Kein Paradigmenwechsel bei T2DM - Reversibilität nicht belegt!

Die hier zusätzlich zitierte, ältere Studie aus dem Jahr 2011 von E. L. Lim et al. mit dem Titel: "Reversal of type 2 diabetes: normalisation of beta cell function in association with decreased pancreas and liver triacylglycerol" (Diabetologia 2011; 54: 2506) unter
http://link.springer.com/article/10.1007%2Fs00125-011-2204-7
bezieht sich auf ganze 11 Versuchspersonen (9 Männer, 2 Frauen) im Durchschnittsalter von knapp 50 Jahren mit einem durchschnittlichen BMI von 33,6 ["49.5? +/- 2.5 years, BMI 33.6? +/- ?1.2 kg/m², nine male and two female"] mit einer täglichen 600 Kcal-Reduktionsdiät ["(600 kcal)/day diet"].
Sie suggeriert irreführend einen grundsätzlichen Typ-2-Diabetes (T2DM) Paradigmenwechsel und unterstellt eine nosologische Reversibilität dieser Stoffwechselerkrankung nicht nur durch die bariatrische Chirurgie.

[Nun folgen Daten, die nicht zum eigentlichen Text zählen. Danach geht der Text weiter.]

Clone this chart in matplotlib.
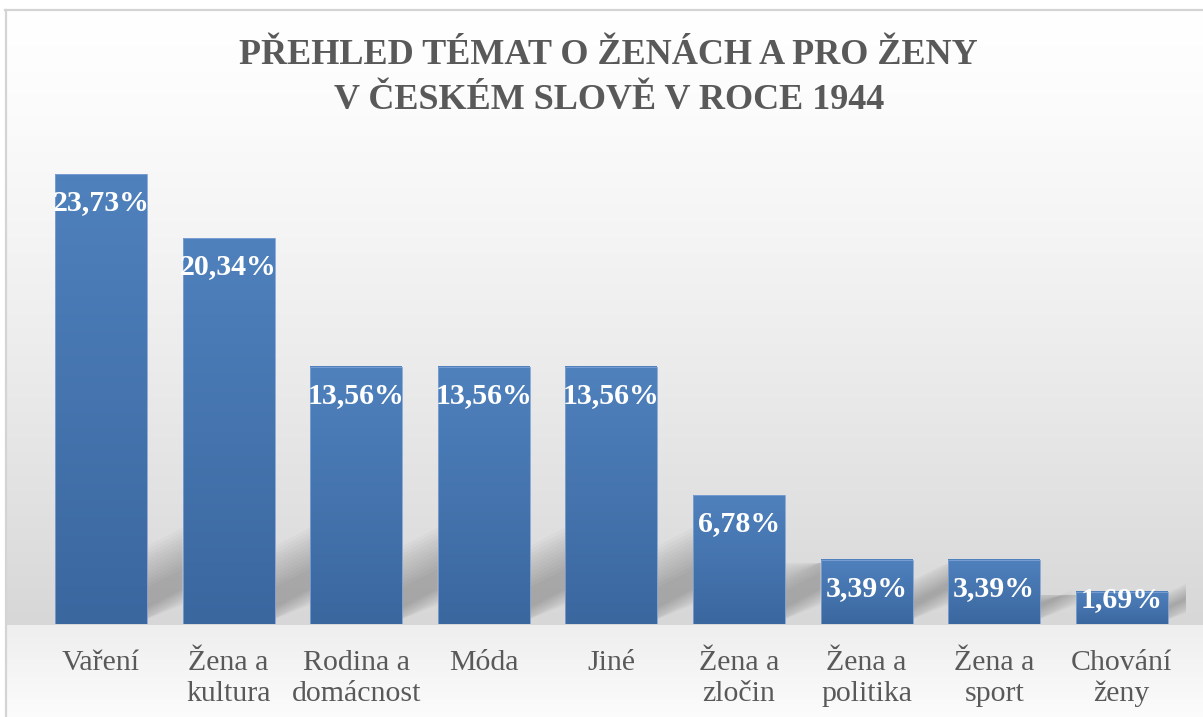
import numpy as np
import matplotlib
matplotlib.use("Agg")
import matplotlib.pyplot as plt
from matplotlib.lines import Line2D

categories = ["Vaření", "Žena a\nkultura", "Rodina a\ndomácnost", "Móda", "Jiné",
              "Žena a\nzločin", "Žena a\npolitika", "Žena a\nsport", "Chování\nženy"]
values = [23.73, 20.34, 13.56, 13.56, 13.56, 6.78, 3.39, 3.39, 1.69]
title = "PŘEHLED TÉMAT O ŽENÁCH A PRO ŽENY\nV ČESKÉM SLOVĚ V ROCE 1944"

SERIF = ["Liberation Serif", "DejaVu Serif"]
W, H = 1203, 717

fig = plt.figure(figsize=(W / 100, H / 100), dpi=100)
fig.patch.set_facecolor("white")

# background gradient (plot area darkens downwards, lighter band under the bars)
bg = fig.add_axes([0, 0, 1, 1], zorder=-5)
bg.set_xlim(0, 1)
bg.set_ylim(0, 1)
bg.axis("off")
rows = np.arange(H - 10)
base = 624 - 10
shade = np.where(rows <= base,
                 255 - 40 * (rows / base) ** 1.3,
                 238 + 14 * (rows - base) / (H - 10 - base)) / 255.0
grad = np.repeat(np.repeat(shade[:, None], 16, axis=1)[:, :, None], 3, axis=2)
bg.imshow(grad, extent=[6 / W, 1, 0, 1 - 10 / H], aspect="auto", interpolation="nearest")
fig.add_artist(Line2D([5 / W, 1], [1 - 10 / H, 1 - 10 / H], color="#d4d4d4", lw=1.6))
fig.add_artist(Line2D([6 / W, 6 / W], [0, 1 - 10 / H], color="#d4d4d4", lw=1.6))

ax = fig.add_axes([37.2 / W, (H - 624) / H, 1148.4 / W, 474 / H])
ax.patch.set_alpha(0)
for s in ax.spines.values():
    s.set_visible(False)

x = np.arange(len(values))
bw = 0.72
px_x = 1148.4 / len(values)   # pixels per x unit
px_y = 474 / 25               # pixels per y unit

# soft diagonal shadows rising to the right of each bar
for i, v in enumerate(values):
    x1 = x[i] + bw / 2
    t = min(55, 0.3 * v * px_y + 10)
    last = i == len(values) - 1
    run = 30 if last else (1 - bw) * px_x
    cap = 1e9 if last else values[i + 1] * px_y - 3
    n = 12
    for j in range(n):
        f = j / (n - 1)
        low = -6 + 16 * f
        top = t * (1.3 - 0.75 * f)
        y1 = max(low + 0.7 * run, 0)
        y2 = max(min(top + 0.7 * run, cap), y1)
        y3 = min(top, y2)
        xs = [x1 - 12 / px_x, x1 + run / px_x, x1 + run / px_x, x1 - 12 / px_x]
        ys = [max(low, 0), y1, y2, y3]
        ax.fill(xs, [y / px_y for y in ys], color="black", alpha=0.02, lw=0, zorder=1)

# bars with vertical gradient
bars = ax.bar(x, values, width=bw, color="none", edgecolor="#7fa2d6", lw=0.6, zorder=4)
top_c = np.array([0x4f, 0x81, 0xbd]) / 255
bot_c = np.array([0x3b, 0x67, 0x9f]) / 255
tt = np.linspace(0, 1, 64)[:, None]
bar_grad = (top_c * (1 - tt) + bot_c * tt)[:, None, :]
for b in bars:
    ax.imshow(bar_grad, extent=[b.get_x(), b.get_x() + b.get_width(), 0, b.get_height()],
              aspect="auto", zorder=3, interpolation="bilinear")

for xi, v in zip(x, values):
    ax.text(xi, max(v - 1.5, 1.27), f"{v:.2f}%".replace(".", ","), ha="center", va="center",
            color="white", fontsize=21.5, fontweight="bold", family=SERIF, zorder=5)

ax.set_xlim(-0.5, len(values) - 0.5)
ax.set_ylim(0, 25)
ax.set_yticks([])
ax.set_xticks(x)
ax.set_xticklabels(categories, family=SERIF, fontsize=21.5, color="#595959", linespacing=1.22)
ax.tick_params(axis="x", length=0, pad=19)

fig.text(0.506, 1 - 78 / H, title, ha="center", va="center", family=SERIF,
         fontsize=26, fontweight="bold", color="#595959", linespacing=1.46)

fig.savefig("out.png", dpi=100)
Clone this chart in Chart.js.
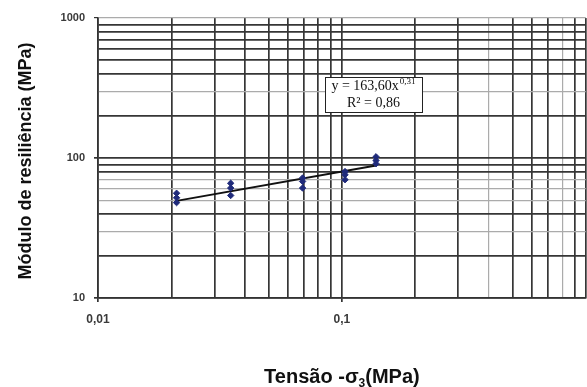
<!DOCTYPE html>
<html>
<head>
<meta charset="utf-8">
<script src="https://cdn.jsdelivr.net/npm/chart.js@4.4.1/dist/chart.umd.min.js"></script>
<style>
  html, body { margin: 0; padding: 0; overflow: hidden; background: #fff; width: 587px; height: 387px; }
  canvas { display: block; }
</style>
</head>
<body>
<canvas id="chart" width="590" height="387"></canvas>
<script>
// Confining stress (MPa) and resilient modulus (MPa) of each test
const sigma3  = [0.021, 0.021, 0.021, 0.035, 0.035, 0.035, 0.069, 0.069, 0.069, 0.103, 0.103, 0.103, 0.138, 0.138, 0.138];
const modulus = [56, 52, 48, 66, 61, 54, 72, 68, 61, 80, 76, 70, 102, 96, 91];

// Power-law fit  y = k * x^n
const fitK = 163.60;
const fitN = 0.31;
const fitR2 = '0,86';
const fitRange = [0.021, 0.138];

// Log-paper grid values and labelled ticks
const xGrid = [0.01, 0.02, 0.03, 0.04, 0.05, 0.06, 0.07, 0.08, 0.09, 0.1, 0.2, 0.3, 0.4, 0.5, 0.6, 0.7, 0.8, 0.9, 1];
const yGrid = [10, 20, 30, 40, 50, 60, 70, 80, 90, 100, 200, 300, 400, 500, 600, 700, 800, 900, 1000];
const xTickValues = [0.01, 0.1];
const xTickLabels = ['0,01', '0,1'];
const yTickValues = [10, 100, 1000];
const yTickLabels = ['10', '100', '1000'];
const xLightLines = [0.4, 0.8];
const yLightLines = [30, 50, 60, 70, 300, 1000];

const same = (a, b) => Math.abs(a - b) <= 1e-6 * Math.abs(b);
const findIn = (list, v) => list.findIndex(t => same(v, t));

const DARK = '#363636';
const LIGHT = '#ababab';

const points = sigma3.map((x, i) => ({ x, y: modulus[i] }));
const fitLine = fitRange.map(x => ({ x, y: fitK * Math.pow(x, fitN) }));

const decorations = {
  id: 'decorations',
  afterDraw(chart) {
    const { ctx, chartArea } = chart;
    ctx.save();
    ctx.fillStyle = '#111';

    // x axis title with subscript
    const bold = 'bold 20px "Liberation Sans", Arial, sans-serif';
    const sub = 'bold 12px "Liberation Sans", Arial, sans-serif';
    const p1 = 'Tensão -σ', p2 = '3', p3 = '(MPa)';
    ctx.font = bold; const w1 = ctx.measureText(p1).width, w3 = ctx.measureText(p3).width;
    ctx.font = sub; const w2 = ctx.measureText(p2).width;
    let tx = (chartArea.left + chartArea.right) / 2 - (w1 + w2 + w3) / 2;
    const ty = 383;
    ctx.textBaseline = 'alphabetic';
    ctx.textAlign = 'left';
    ctx.font = bold; ctx.fillText(p1, tx, ty); tx += w1;
    ctx.font = sub; ctx.fillText(p2, tx, ty + 4); tx += w2;
    ctx.font = bold; ctx.fillText(p3, tx, ty);

    // y axis title
    ctx.save();
    ctx.translate(31, (chartArea.top + chartArea.bottom) / 2 + 3);
    ctx.rotate(-Math.PI / 2);
    ctx.textAlign = 'center';
    ctx.font = 'bold 18px "Liberation Sans", Arial, sans-serif';
    ctx.fillText('Módulo de resiliência (MPa)', 0, 0);
    ctx.restore();

    // equation box
    const bx = 325, by = 77, bw = 97, bh = 35;
    ctx.fillStyle = '#fff';
    ctx.fillRect(bx, by, bw, bh);
    ctx.strokeStyle = '#222';
    ctx.lineWidth = 1;
    ctx.strokeRect(bx + 0.5, by + 0.5, bw, bh);
    ctx.fillStyle = '#111';
    const serif = '14px "Liberation Serif", "Times New Roman", serif';
    const serifSup = '9px "Liberation Serif", "Times New Roman", serif';
    const e1 = 'y = ' + fitK.toFixed(2).replace('.', ',') + 'x';
    const e2 = fitN.toFixed(2).replace('.', ',');
    ctx.font = serif; const we1 = ctx.measureText(e1).width;
    ctx.font = serifSup; const we2 = ctx.measureText(e2).width;
    let ex = bx + bw / 2 - (we1 + we2 + 1) / 2;
    ctx.textAlign = 'left';
    ctx.font = serif; ctx.fillText(e1, ex, 90);
    ctx.font = serifSup; ctx.fillText(e2, ex + we1 + 1, 84);
    ctx.font = serif; ctx.textAlign = 'center';
    ctx.fillText('R² = ' + fitR2, bx + bw / 2, 107);
    ctx.restore();
  }
};

new Chart(document.getElementById('chart'), {
  type: 'scatter',
  data: {
    datasets: [
      {
        type: 'line',
        label: 'Ajuste',
        data: fitLine,
        borderColor: '#111',
        borderWidth: 2,
        pointRadius: 0,
        fill: false,
        order: 2
      },
      {
        label: 'Ensaios',
        data: points,
        backgroundColor: '#1f2a7a',
        borderColor: '#1f2a7a',
        pointStyle: 'rectRot',
        pointRadius: 3.2,
        pointHoverRadius: 3.2,
        order: 1
      }
    ]
  },
  options: {
    responsive: false,
    animation: false,
    events: [],
    layout: { padding: { left: 0, right: 0, top: 18, bottom: 0 } },
    plugins: {
      legend: { display: false },
      tooltip: { enabled: false }
    },
    scales: {
      x: {
        type: 'logarithmic',
        min: 0.01,
        max: 1,
        afterBuildTicks: s => { s.ticks = xGrid.map(v => ({ value: v })); },
        afterFit: s => { s.height = 89; s.paddingRight = 0; s.paddingLeft = 0; },
        border: { color: '#333', width: 1.6 },
        grid: {
          color: c => findIn(xLightLines, c.tick.value) >= 0 ? LIGHT : DARK,
          lineWidth: c => findIn(xLightLines, c.tick.value) >= 0 ? 1.2 : 1.7,
          tickLength: 4,
          tickColor: c => findIn(xTickValues, c.tick.value) >= 0 ? '#333' : 'rgba(0,0,0,0)'
        },
        ticks: {
          autoSkip: false,
          maxRotation: 0,
          padding: 10,
          color: '#3a3a3a',
          font: { family: '"Liberation Sans", Arial, sans-serif', size: 12, weight: 'bold' },
          callback: v => { const i = findIn(xTickValues, v); return i >= 0 ? xTickLabels[i] : ''; }
        }
      },
      y: {
        type: 'logarithmic',
        min: 10,
        max: 1000,
        afterBuildTicks: s => { s.ticks = yGrid.map(v => ({ value: v })); },
        afterFit: s => { s.width = 98; },
        border: { color: '#333', width: 1.6 },
        grid: {
          color: c => findIn(yLightLines, c.tick.value) >= 0 ? LIGHT : DARK,
          lineWidth: c => findIn(yLightLines, c.tick.value) >= 0 ? 1.2 : 1.7,
          tickLength: 4,
          tickColor: c => findIn(yTickValues, c.tick.value) >= 0 ? '#333' : 'rgba(0,0,0,0)'
        },
        ticks: {
          autoSkip: false,
          padding: 9,
          color: '#3a3a3a',
          font: { family: '"Liberation Sans", Arial, sans-serif', size: 11, weight: 'bold' },
          callback: v => { const i = findIn(yTickValues, v); return i >= 0 ? yTickLabels[i] : ''; }
        }
      }
    }
  },
  plugins: [decorations]
});
</script>
</body>
</html>
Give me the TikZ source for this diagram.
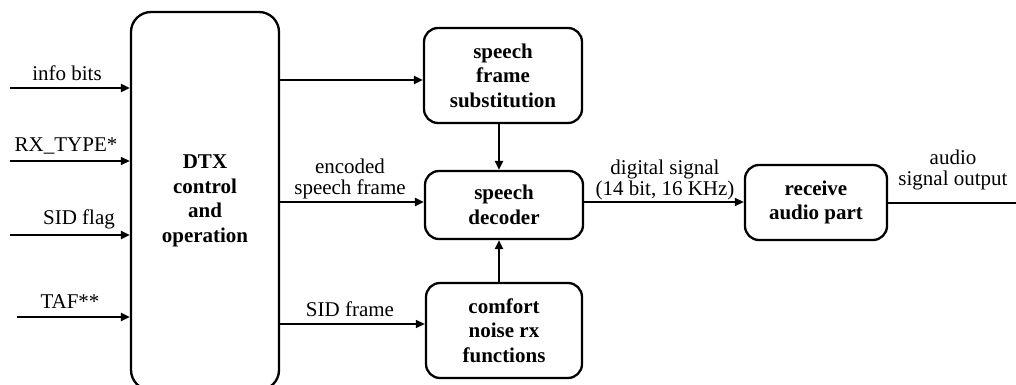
\documentclass[tikz,border=0pt]{standalone}
\usepackage{fontspec}
\setmainfont{Liberation Serif}
\usetikzlibrary{arrows.meta}
\begin{document}
\begin{tikzpicture}[x=1pt,y=-1pt,
  blk/.style={draw,line width=2.3pt,rounded corners=14pt,align=center,font=\fontsize{21}{24.5}\selectfont\bfseries,inner sep=0pt},
  lbl/.style={align=center,font=\fontsize{21}{21}\selectfont,inner sep=0pt},
  arr/.style={line width=2.5pt,-{Triangle[length=9pt,width=8pt]}},
  tarr/.style={line width=1.5pt,-{Triangle[length=9pt,width=8pt]}},
  ln/.style={line width=2.5pt}]
\useasboundingbox (0,0) rectangle (1016,385);
\node[blk,minimum width=148pt,minimum height=378pt,rounded corners=20pt] (dtx) at (205,201) {DTX\\control\\and\\operation};
\node[blk,minimum width=158pt,minimum height=95pt] (sub) at (503,75.5) {speech\\frame\\substitution};
\node[blk,minimum width=158pt,minimum height=68pt] (dec) at (504,205) {speech\\decoder};
\node[blk,minimum width=156pt,minimum height=95pt] (cn) at (504,330.5) {comfort\\noise rx\\functions};
\node[blk,minimum width=142pt,minimum height=75pt] (rcv) at (816,202.5) {receive\\audio part};
\coordinate (i1) at (10,88);
\coordinate (i2) at (10,161);
\coordinate (i3) at (10,235);
\coordinate (i4) at (17,317);
\coordinate (out) at (1016,203);
\draw[arr] (i1) -- (i1 -| dtx.west);
\draw[tarr] (i2) -- (i2 -| dtx.west);
\draw[arr] (i3) -- (i3 -| dtx.west);
\draw[arr] (i4) -- (i4 -| dtx.west);
\node[lbl] (l1) at (67,73) {info bits};
\node[lbl] (l2) at (66,146) {RX\_TYPE*};
\node[lbl] (l3) at (79,219) {SID flag};
\node[lbl] (l4) at (70,302) {TAF**};
\draw[arr] (dtx.east |- 0,80) -- (sub.west |- 0,80);
\draw[arr] (dtx.east |- 0,202) -- (dec.west |- 0,202);
\draw[tarr] (dtx.east |- 0,324) -- (cn.west |- 0,324);
\draw[arr] (sub.south -| 499,0) -- (dec.north -| 499,0);
\draw[arr] (cn.north -| 499,0) -- (dec.south -| 499,0);
\draw[tarr] (dec.east |- 0,202) -- (rcv.west |- 0,202);
\draw[ln] (rcv.east |- out) -- (out);
\node[lbl] (l5) at (350,179) {encoded\\speech frame};
\node[lbl] (l6) at (350,309) {SID frame};
\node[lbl] (l7) at (665,180) {digital signal\\(14 bit, 16 KHz)};
\node[lbl] (l8) at (953,170) {audio\\signal output};
\end{tikzpicture}
\end{document}
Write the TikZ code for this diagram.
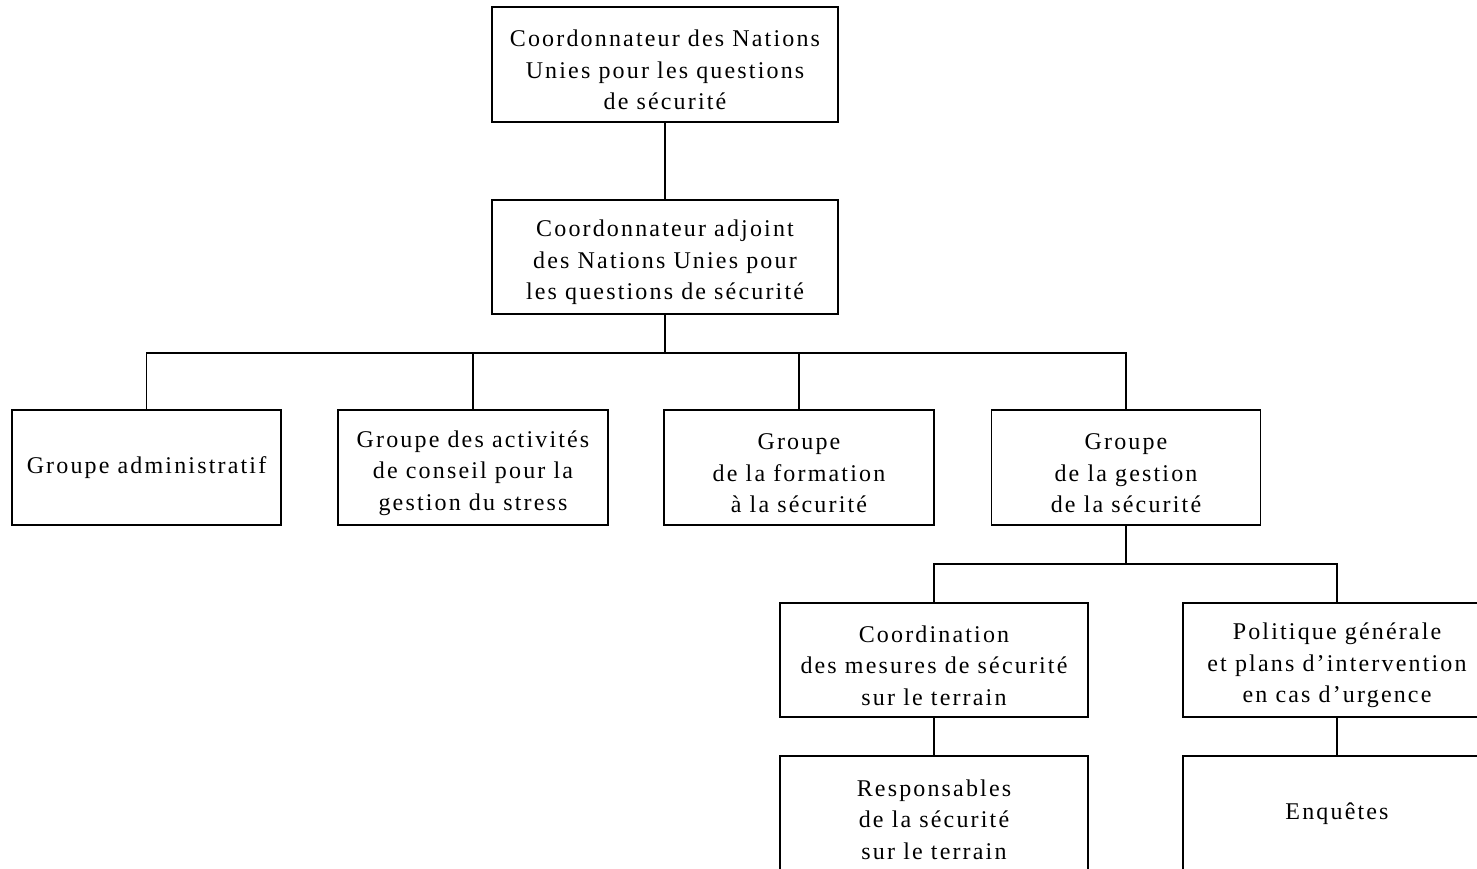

Neben der hier in der ÄZ referierten, bisher noch nicht publizierten Studie von Professor Stephan Martin vom Westdeutschen Diabetes- und Gesundheitszentrum in Düsseldorf und einer Reihe von "follow-up"-Beobachtungen nach bariatrischer Chirurgie als offene Verlaufsbeobachtungen, bei denen sich aus grundsätzlich Erwägungen "Placebo"-Vergleiche verbieten, gibt es eine weitere, in ihren Schlussfolgerungen höchst spekulative Studie zur angeblichen T2DM-Reversibilität, die sich eher als "OPTIFAST"-Werbeveranstaltung liest:

Es ist "Very-Low-Calorie Diet and 6 Months of Weight Stability in Type 2 Diabetes: Pathophysiologic Changes in Responders and Nonresponders" von Sarah Steven et al. doi: 10.2337/dc15-1942 aus Diabetes Care March 21, 2016
http://care.diabetesjournals.org/content/early/2016/02/24/dc15-1942.abstract
Dazu titelt MedscapeDeutschland "Wer sich kasteit, hat gute Chancen: Britische Studie belegt, dass Typ-2-Diabetes umkehrbar ist – auch längerfristig"
http://deutsch.medscape.com/artikelansicht/4904760?nlid=103807_3122#vp_4

Doch fünf inhaltlich kritische Punkte bleiben zu dieser Publikation von S. Steven:
1. Die prinzipielle Reversibilität jeder lebenslangen systemischen Stoffwechselerkrankung ist nicht durch eine gerade mal 6-monatige Erhaltungsphase beweisbar.
2. Die Wirksamkeit einer 700-Kalorien-Diät über 6 Monate ist für KHK, COPD, Z. n. ACS (akutes Koronarsyndrom) und PCI (perkutane Koronarintervention), VHF (Vorhofflimmern), PCP (primär chronische Polyarthritis) und andere rheumatische Krankheiten, ja sogar für die Adipositas permagna auch o h n e bariatrische Chirurgie wissenschaftlich zweifelsfrei belegt, o h n e dass je wissenschaftstheoretisch von einer Reversibilität konfabuliert wurde.
3. Wer eine Typ-2 Diabetes mellitus (T2DM) Kurzeit-Studie auflegt, deren Ergebnisse nur bei Kurzeit-Krankheit, bei Jüngeren und nur bei "Respondern" funktionieren, hat einen dreifachen Studien-"Bias" zu erklären.

Und wer als Kommentator dieser Studie naiv-empiristisch-heuristisch erklärt: „Typ-2-Diabetes gibt es nicht in Kriegs- und Hungerzeiten“, müsste schlicht über die in diesen Zeiten erhöhte allgemeine und spezielle Mortalität nachdenken, welche eine T2DM-Erstmanifestation konterkariert.

Mf + kG, Dr. med. Thomas G. Schätzler, FAfAM Dortmund

Maren Reed 19.04.201609:45 Uhr

LOGI hilft ...

Seit vielen Jahren ist bekannt, dass eine KH reduzierte Kost gerade in dem Bereich sehr wirksam ist. Leider wird immer nur die DGE-Empfehlung - viele KH - weitergegeben und auch nur diese Beratungen von den Kassen bezahlt. Eigentlich sollte doch die Gesundheit des Patienten das Wichtigste sein, nicht die Förderung einer Ernährungsform oder -organisation.

Schon 2010 hat Dr. Heilmeyer aus der Reha-Klinik Isny mit Diabetiker eine Studie durchgegührt. Interessiert aber nur die, die sich selber fortbilden wollen.